Charts and diagrams as code
════════════════════

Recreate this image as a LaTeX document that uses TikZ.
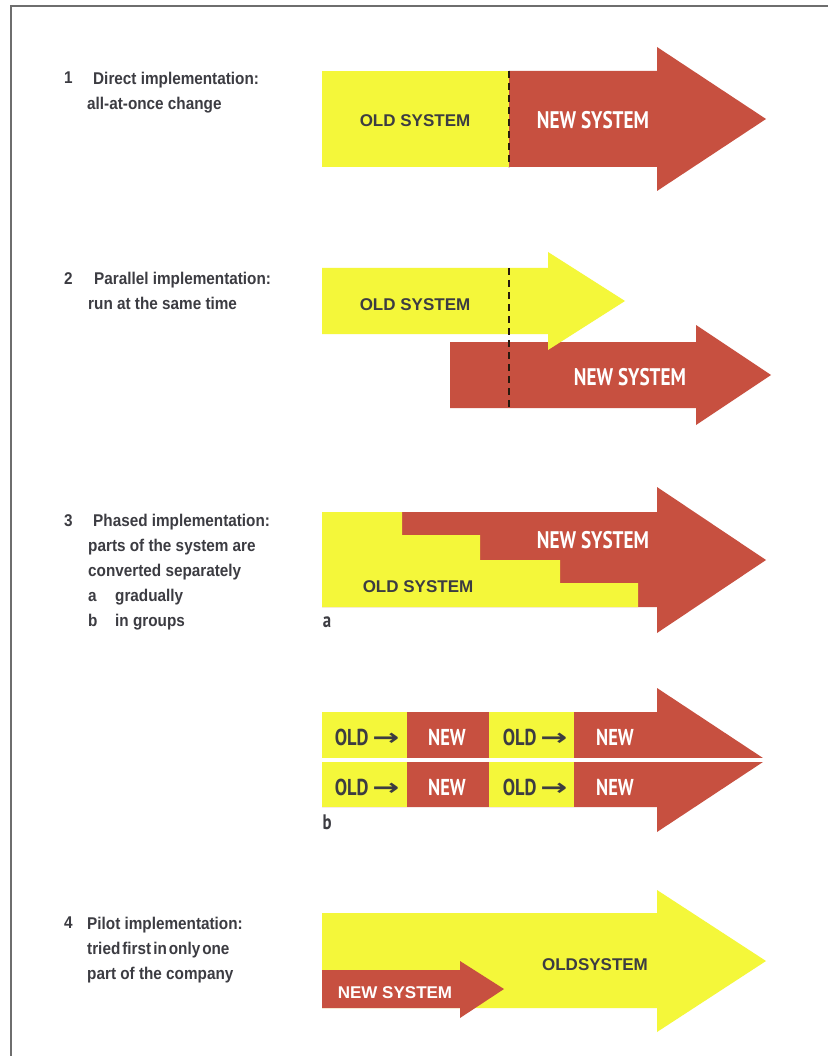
\documentclass[tikz,border=0pt]{standalone}
\usepackage{fontspec}
\usepackage{graphicx}
\setmainfont{Liberation Sans}
\newfontfamily\itemfont[FakeStretch=0.9]{Liberation Sans}
\newfontfamily\condfont[FakeStretch=0.8]{PT Sans}
\newfontfamily\arrowfont{DejaVu Sans}
\usetikzlibrary{positioning}

\definecolor{oldyellow}{RGB}{244,247,58}
\definecolor{newred}{RGB}{199,80,64}
\definecolor{textgrey}{RGB}{60,60,66}
\definecolor{framegrey}{RGB}{110,110,110}

\newcommand{\stepto}{{\arrowfont\bfseries\scalebox{1.4}[1]{→}}}

\begin{document}
\begin{tikzpicture}[x=1pt, y=-1pt,
        oldpart/.style={fill=oldyellow},
        newpart/.style={fill=newred},
        cutline/.style={draw=black!80!brown, line width=2pt, dash pattern=on 7pt off 5pt},
        itemtext/.style={anchor=north west, inner sep=0pt, align=left, text=textgrey, font=\itemfont\bfseries\fontsize{17}{25}\selectfont},
        oldlabel/.style={text=textgrey, inner sep=0pt, font=\bfseries\fontsize{17}{20}\selectfont},
        newlabel/.style={text=white, inner sep=0pt, font=\condfont\bfseries\fontsize{24}{28}\selectfont},
        blocklabel/.style={inner sep=0pt, font=\condfont\bfseries\fontsize{23}{26}\selectfont},
        sublabel/.style={text=textgrey, inner sep=0pt, font=\condfont\bfseries\fontsize{21}{22}\selectfont}
    ]

    \fill[white] (0,0) rectangle (828,1056);
    \useasboundingbox (0,0) rectangle (828,1056);

    % frame
    \draw[framegrey, line width=2.5pt] (11,1056) -- (11,6) -- (828,6);

    % left column
    \node[itemtext] (num1) at (64,72) {1};
    \node[itemtext] (item1) at (87,72) {\hspace*{6pt}Direct implementation:\\all-at-once change};
    \node[itemtext] (num2) at (64,272) {2};
    \node[itemtext] (item2) at (88,272) {\hspace*{6pt}Parallel implementation:\\run at the same time};
    \node[itemtext] (num3) at (64,514) {3};
    \node[itemtext] (item3) at (88,514) {\hspace*{5pt}Phased implementation:\\parts of the system are\\converted separately\\\makebox[27pt][l]{a}gradually\\\makebox[27pt][l]{b}in groups};
    \node[itemtext] (num4) at (64,917) {4};
    \node[itemtext] (item4) at (87,917) {Pilot implementation:\\{\spaceskip=2pt tried first in only one}\\part of the company};

    % 1 direct
    \fill[newpart] (509,71) -- (657,71) -- (657,47) -- (766,119) -- (657,191) -- (657,167) -- (509,167) -- cycle;
    \fill[oldpart] (322,71) rectangle (509,167);
    \draw[cutline] (509,71) -- (509,167);
    \node[oldlabel] (old1) at (415,121) {OLD SYSTEM};
    \node[newlabel] (new1) at (593,120) {NEW SYSTEM};

    % 2 parallel
    \fill[newpart] (450,342) -- (696,342) -- (696,325) -- (771,375) -- (696,425) -- (696,408) -- (450,408) -- cycle;
    \fill[oldpart] (322,268) -- (548,268) -- (548,252) -- (625,301) -- (548,350) -- (548,334) -- (322,334) -- cycle;
    \draw[cutline] (509,268) -- (509,408);
    \node[oldlabel] (old2) at (415,305) {OLD SYSTEM};
    \node[newlabel] (new2) at (630,377) {NEW SYSTEM};

    % 3a phased, gradually
    \fill[newpart] (322,512) -- (657,512) -- (657,487) -- (766,560) -- (657,633) -- (657,607) -- (322,607) -- cycle;
    \fill[oldpart] (322,512) -| (402,535) -| (480,560) -| (560,583) -| (638,607) -- (322,607) -- cycle;
    \node[newlabel] (new3a) at (593,540) {NEW SYSTEM};
    \node[oldlabel] (old3a) at (418,587) {OLD SYSTEM};
    \node[sublabel] (tag3a) at (327,622) {a};

    % 3b phased, in groups
    \fill[newpart] (322,712) -- (657,712) -- (657,688) -- (766,760) -- (657,832) -- (657,807) -- (322,807) -- cycle;
    \fill[oldpart] (322,712) rectangle (407,807);
    \fill[oldpart] (489,712) rectangle (574,807);
    \draw[white, line width=4pt] (322,760) -- (770,760);
    \node[blocklabel, text=textgrey] (oldb1) at (367,737) {OLD\,\stepto};
    \node[blocklabel, text=white] (newb1) at (447,737) {NEW};
    \node[blocklabel, text=textgrey] (oldb2) at (535,737) {OLD\,\stepto};
    \node[blocklabel, text=white] (newb2) at (615,737) {NEW};
    \node[blocklabel, text=textgrey] (oldb3) at (367,787) {OLD\,\stepto};
    \node[blocklabel, text=white] (newb3) at (447,787) {NEW};
    \node[blocklabel, text=textgrey] (oldb4) at (535,787) {OLD\,\stepto};
    \node[blocklabel, text=white] (newb4) at (615,787) {NEW};
    \node[sublabel] (tag3b) at (327,822) {b};

    % 4 pilot
    \fill[oldpart] (322,913) -- (657,913) -- (657,890) -- (766,961) -- (657,1032) -- (657,1008) -- (322,1008) -- cycle;
    \fill[newpart] (322,970) -- (460,970) -- (460,961) -- (504,989) -- (460,1018) -- (460,1008) -- (322,1008) -- cycle;
    \node[oldlabel] (old4) at (595,965) {OLDSYSTEM};
    \node[oldlabel, text=white] (new4) at (395,993) {NEW SYSTEM};

\end{tikzpicture}
\end{document}
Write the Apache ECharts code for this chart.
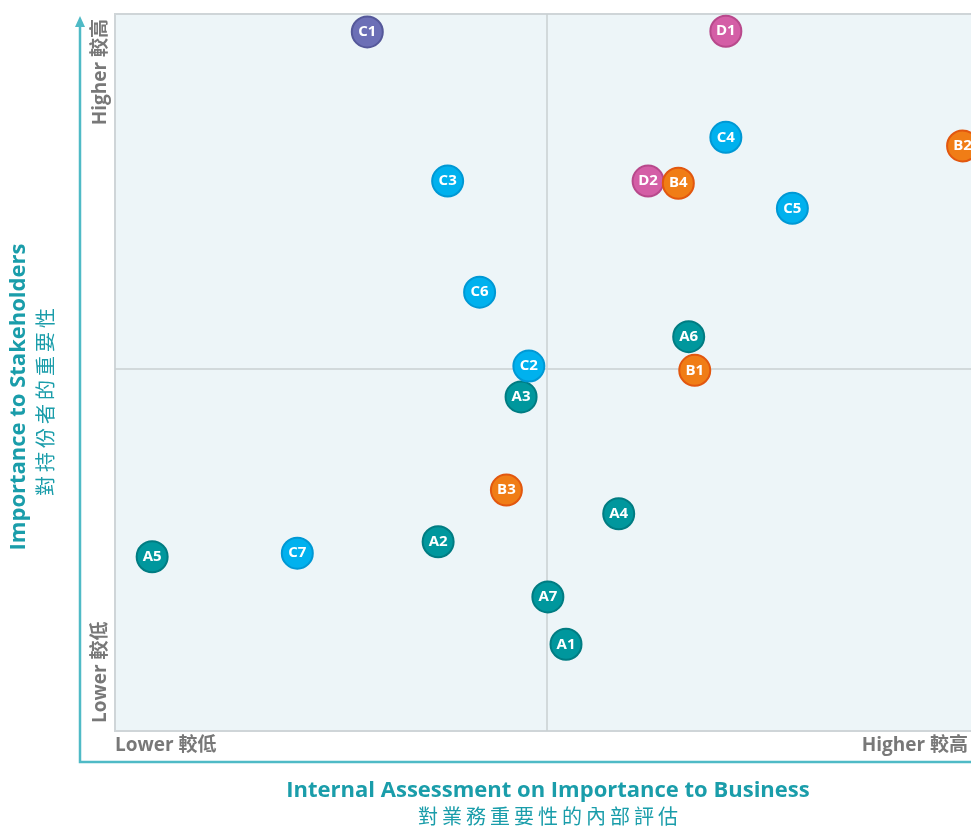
<!DOCTYPE html>
<html>
<head>
<meta charset="utf-8">
<script src="https://cdn.jsdelivr.net/npm/echarts@6/dist/echarts.min.js"></script>
<style>
  html, body { margin: 0; padding: 0; background: #fff; }
  #chart { width: 971px; height: 826px; }
</style>
</head>
<body>
<div id="chart"></div>
<script>
// 各議題: [內部評估, 持份者重要性, 標籤]
var groupA = [[52.2, 12.1, 'A1'], [37.4, 26.4, 'A2'], [47.0, 46.6, 'A3'], [58.3, 30.3, 'A4'],
              [4.3, 24.3, 'A5'], [66.4, 55.0, 'A6'], [50.1, 18.7, 'A7']];
var groupD = [[70.7, 97.6, 'D1'], [61.7, 76.7, 'D2']];
var groupB = [[67.1, 50.3, 'B1'], [98.1, 81.6, 'B2'], [45.3, 33.6, 'B3'], [65.2, 76.4, 'B4']];
var groupC = [[47.9, 50.9, 'C2'], [38.5, 76.7, 'C3'], [70.7, 82.8, 'C4'],
              [78.4, 72.9, 'C5'], [42.2, 61.2, 'C6'], [21.1, 24.8, 'C7']];
var groupC1 = [[29.2, 97.5, 'C1']];
var midX = 50;
var midY = 50.5;

var font = '"Open Sans", "Noto Sans", "Noto Sans CJK TC", sans-serif';
var cjk = '"Noto Sans CJK TC", sans-serif';
var thin = '\u2009';

var myChart = echarts.init(document.getElementById('chart'));

function bubbles(name, data, fill, edge) {
	return {
		type: 'scatter',
		name: name,
		data: data,
		z: 3,
		symbolSize: 31,
		itemStyle: { color: fill, borderColor: edge, borderWidth: 2, opacity: 1 },
		label: {
			show: true,
			position: 'inside',
			formatter: function (p) { return p.data[2]; },
			color: '#fff',
			fontWeight: 'bold',
			fontSize: 15,
			fontFamily: font
		},
		emphasis: { disabled: true }
	};
}

var option = {
	animation: false,
	grid: {
		left: 115, right: -8, top: 14, bottom: 95,
		outerBoundsMode: 'none',
		show: true,
		backgroundColor: '#edf5f8',
		borderColor: '#cfd5d8',
		borderWidth: 2
	},
	xAxis: {
		type: 'value', min: 0, max: 100,
		axisLine: { show: false }, axisTick: { show: false },
		axisLabel: { show: false }, splitLine: { show: false }
	},
	yAxis: {
		type: 'value', min: 0, max: 100,
		axisLine: { show: false }, axisTick: { show: false },
		axisLabel: { show: false }, splitLine: { show: false }
	},
	graphic: [
		// 坐標軸 (teal)
		{ type: 'polyline', shape: { points: [[80, 24], [80, 762], [990, 762]] },
		  style: { stroke: '#4fbac6', lineWidth: 2.5, fill: null } },
		{ type: 'polygon', shape: { points: [[80, 16], [75, 27], [85, 27]] },
		  style: { fill: '#4fbac6' } },
		// y 軸 高/低
		{ type: 'text', x: 91, y: 19, rotation: Math.PI / 2,
		  style: { text: 'Higher 較高', fill: '#787878', font: 'bold 19px ' + font,
		           textAlign: 'right', textVerticalAlign: 'top' } },
		{ type: 'text', x: 91, y: 723, rotation: Math.PI / 2,
		  style: { text: 'Lower 較低', fill: '#787878', font: 'bold 19px ' + font,
		           textAlign: 'left', textVerticalAlign: 'top' } },
		// x 軸 高/低
		{ type: 'text', x: 115, y: 746,
		  style: { text: 'Lower 較低', fill: '#787878', font: 'bold 19px ' + font,
		           textAlign: 'left', textVerticalAlign: 'middle' } },
		{ type: 'text', x: 968, y: 746,
		  style: { text: 'Higher 較高', fill: '#787878', font: 'bold 19px ' + font,
		           textAlign: 'right', textVerticalAlign: 'middle' } },
		// 軸標題
		{ type: 'text', x: 19, y: 397, rotation: Math.PI / 2,
		  style: { text: 'Importance to Stakeholders', fill: '#1a9daa', font: 'bold 22px ' + font,
		           textAlign: 'center', textVerticalAlign: 'middle' } },
		{ type: 'text', x: 45, y: 402, rotation: Math.PI / 2,
		  style: { text: '對持份者的重要性'.split('').join(thin), fill: '#1a9daa', font: '20px ' + cjk,
		           textAlign: 'center', textVerticalAlign: 'middle' } },
		{ type: 'text', x: 548, y: 791,
		  style: { text: 'Internal Assessment on Importance to Business', fill: '#1a9daa',
		           font: 'bold 22px ' + font, textAlign: 'center', textVerticalAlign: 'middle' } },
		{ type: 'text', x: 548, y: 816,
		  style: { text: '對業務重要性的內部評估'.split('').join(thin), fill: '#1a9daa', font: '20px ' + cjk,
		           textAlign: 'center', textVerticalAlign: 'middle' } }
	],
	series: [
		{
			// 象限分隔線
			type: 'scatter', data: [], z: 1, silent: true,
			markLine: {
				silent: true,
				z: 1,
				symbol: 'none',
				label: { show: false },
				lineStyle: { color: '#c9cfd2', width: 1.5, type: 'solid' },
				data: [{ xAxis: midX }, { yAxis: midY }]
			}
		},
		bubbles('A', groupA, '#00979d', '#007c82'),
		bubbles('D', groupD, '#d45ea6', '#b8498c'),
		bubbles('B', groupB, '#f07d16', '#e2570f'),
		bubbles('C', groupC, '#00b1ee', '#0098d4'),
		bubbles('C1', groupC1, '#6c6fb6', '#55589a')
	]
};

myChart.setOption(option);
</script>
</body>
</html>
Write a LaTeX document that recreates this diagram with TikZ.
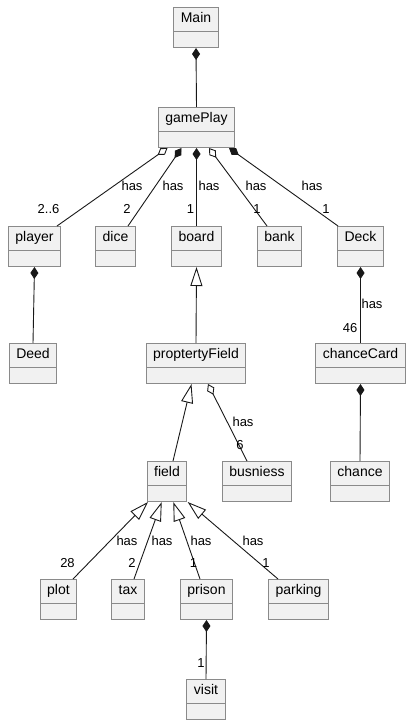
\documentclass[tikz,border=0pt]{standalone}
\usepackage{fontspec}
\setmainfont{Liberation Sans}
\usetikzlibrary{arrows.meta, shapes.multipart}

\definecolor{boxfill}{HTML}{F1F1F1}
\definecolor{boxline}{HTML}{8A8A8A}
\definecolor{linkline}{HTML}{181818}

\tikzset{
  umlclass/.style={rectangle split, rectangle split parts=2, draw=boxline, fill=boxfill,
    line width=1pt, anchor=north, inner xsep=7pt, inner ysep=3.5pt,
    rectangle split empty part height=8pt,
    font=\fontsize{14}{16}\selectfont, execute at begin node=\strut},
  link/.style={draw=linkline, line width=0.9pt},
  lbl/.style={font=\fontsize{13}{15}\selectfont, inner sep=0pt},
  comp/.style={link, {Diamond[length=12pt, width=8pt]}-},
  aggr/.style={link, {Diamond[open, length=12pt, width=8pt]}-},
  ext/.style={link, {Triangle[open, length=19pt, width=12pt]}-},
}

\begin{document}
\begin{tikzpicture}[x=1pt, y=-1pt]

\useasboundingbox (0,0) rectangle (411,722);

% Classes
\node[umlclass] (main) at (196,7) {Main};
\node[umlclass] (gameplay) at (196.5,107) {gamePlay};

\node[umlclass] (player) at (34.5,226) {player};
\node[umlclass] (dice) at (115.5,226) {dice};
\node[umlclass] (board) at (196.5,226) {board};
\node[umlclass] (bank) at (279.5,226) {bank};
\node[umlclass] (deck) at (360.5,226) {Deck};

\node[umlclass] (deed) at (33,343) {Deed};
\node[umlclass] (propfield) at (196,343) {proptertyField};
\node[umlclass] (chancecard) at (360.5,343) {chanceCard};

\node[umlclass] (field) at (167,461) {field};
\node[umlclass] (busniess) at (257,461) {busniess};
\node[umlclass] (chance) at (360,461) {chance};

\node[umlclass] (plot) at (58.5,579) {plot};
\node[umlclass] (tax) at (128,579) {tax};
\node[umlclass] (prison) at (206.5,579) {prison};
\node[umlclass] (parking) at (298.5,579) {parking};

\node[umlclass] (visit) at (206,679) {visit};

% Main and gamePlay
\draw[comp] (main.south) -- (gameplay.north);

% gamePlay parts
\draw[aggr] ([xshift=-29pt]gameplay.south) -- ([xshift=22.5pt]player.north);
\draw[comp] ([xshift=-15pt]gameplay.south) -- ([xshift=12.5pt]dice.north);
\draw[comp] (gameplay.south) -- (board.north);
\draw[aggr] ([xshift=12.5pt]gameplay.south) -- ([xshift=-12.5pt]bank.north);
\draw[comp] ([xshift=32.5pt]gameplay.south) -- ([xshift=-22.5pt]deck.north);

\node[lbl] (hasplayer) at (132,186) {has};
\node[lbl] (mulplayer) at (48.5,209) {2..6};
\node[lbl] (hasdice) at (173,186) {has};
\node[lbl] (muldice) at (127,209) {2};
\node[lbl] (hasboard) at (209,186) {has};
\node[lbl] (mulboard) at (190.5,209) {1};
\node[lbl] (hasbank) at (256,186) {has};
\node[lbl] (mulbank) at (257,209) {1};
\node[lbl] (hasdeck) at (312,186) {has};
\node[lbl] (muldeck) at (326,209) {1};

% second row
\draw[comp] (player.south) -- (deed.north);
\draw[ext] (board.south) -- (propfield.north);
\draw[comp] (deck.south) -- (chancecard.north);

\node[lbl] (hascard) at (372,304) {has};
\node[lbl] (mulcard) at (350,328) {46};

% third row
\draw[ext] ([xshift=-4.5pt]propfield.south) -- ([xshift=6pt]field.north);
\draw[aggr] ([xshift=12pt]propfield.south) -- ([xshift=-10pt]busniess.north);
\draw[comp] (chancecard.south) -- (chance.north);

\node[lbl] (hasbus) at (243,422) {has};
\node[lbl] (mulbus) at (240,445) {6};

% fields
\draw[ext] ([xshift=-19pt]field.south) -- ([xshift=14.5pt]plot.north);
\draw[ext] ([xshift=-5.3pt]field.south) -- ([xshift=6pt]tax.north);
\draw[ext] ([xshift=6.3pt]field.south) -- ([xshift=-6.5pt]prison.north);
\draw[ext] ([xshift=20.7pt]field.south) -- ([xshift=-20.5pt]parking.north);

\node[lbl] (hasplot) at (127,541) {has};
\node[lbl] (mulplot) at (67.5,563) {28};
\node[lbl] (hastax) at (162,541) {has};
\node[lbl] (multax) at (132,563) {2};
\node[lbl] (hasprison) at (201,541) {has};
\node[lbl] (mulprison) at (193.5,563) {1};
\node[lbl] (hasparking) at (253,541) {has};
\node[lbl] (mulparking) at (266,563) {1};

% prison and visit
\draw[comp] (prison.south) -- (visit.north);
\node[lbl] (mulvisit) at (201,663) {1};

\end{tikzpicture}
\end{document}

════════════════════

Work instructions =>
How many lines in the records hold the string "that"? Reply with the number alone.

Output of the task =>
2